Is it a only a 24-48 hour patrol, or an extended patrol in excess of 48 hours?

If it is a combat patrol (the intent is to make contact with the enemy, raid, ambush, movement to contact) then I would offer your proposed ammunition load is way too light. If it is recon patrol and your intent is not to engage the enemy you can go lighter.

If the terrain allows you to refill your canteens in streams, lakes, mud puddles, etc., then two one quart canteens should suffice. Use water purification pills and lets move past this pampering where our guys have to have bottled water.

If it is a day patrol, a couple of energy bars is enough chow. Climate will determine the amount of clothes needed, but a dry t-shirt and dry pair of socks can come in handy if there is a big temp drop between day and night. We used to move during the day only wearing our jacket/camaflauge shirt with no t-shirt, then if we settled down for the night we put on our dry t-shirt underneath our wet jacket to stay reasonably warm. Situation dictates, but we didn't carry the kitchen sink with us. If you switch socks out at night, you rinse your old out in a stream an hang them on your ruck to dry and repeatedly swap them out. We even used to cut our tooth brush in half to minimize weight and bulk. Sounds execessive but a hundred pounds of light weight gear is still a hundred pounds. Individuals carried their own med stuff to a point, but the medic still had to carry a med kit complete with IVs, chest tubes, hemostats, blades, etc. for more extensive injuries, especially if evac of the wounded could be delayed.

Communications kit is often a problem, how many radios, and how many spare batteries? It can add up quick.

Body armor and other protective kit is a huge problem, and I agree we are more effective without it, but not necessarily safer. The argument will be we want our soldiers to have maximum protection. If your goal is protect your soldiers instead of enabling to fight then it is a valid argument, otherwise it is pretty lame.

Someday in the future I hope we can send out lightly equipped patrols that have a maneuver advantage over our adversaries, but the current mindset in the military won't accept that risk.

If soldiers were allowed to determine what they needed for each mission instead of having it mandated you would see the load rapidly reduce in weight. Micromanagement is our biggest weakness in the military.

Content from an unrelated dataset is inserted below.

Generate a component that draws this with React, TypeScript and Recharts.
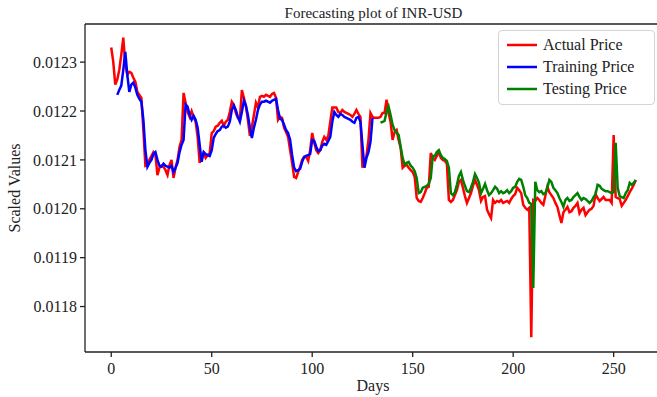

Another major problem we have is the mindset that PACE created. When I first came we focused on primary and alternate means if the primary failed, but now we what if ourselves to death with having a primary, alternate, contingency, and emergency piece of kit for comms. Great I have four freaking means to make comms, but I have hundred pound rucksack and I'm not going to be maneuvering very effectively with it.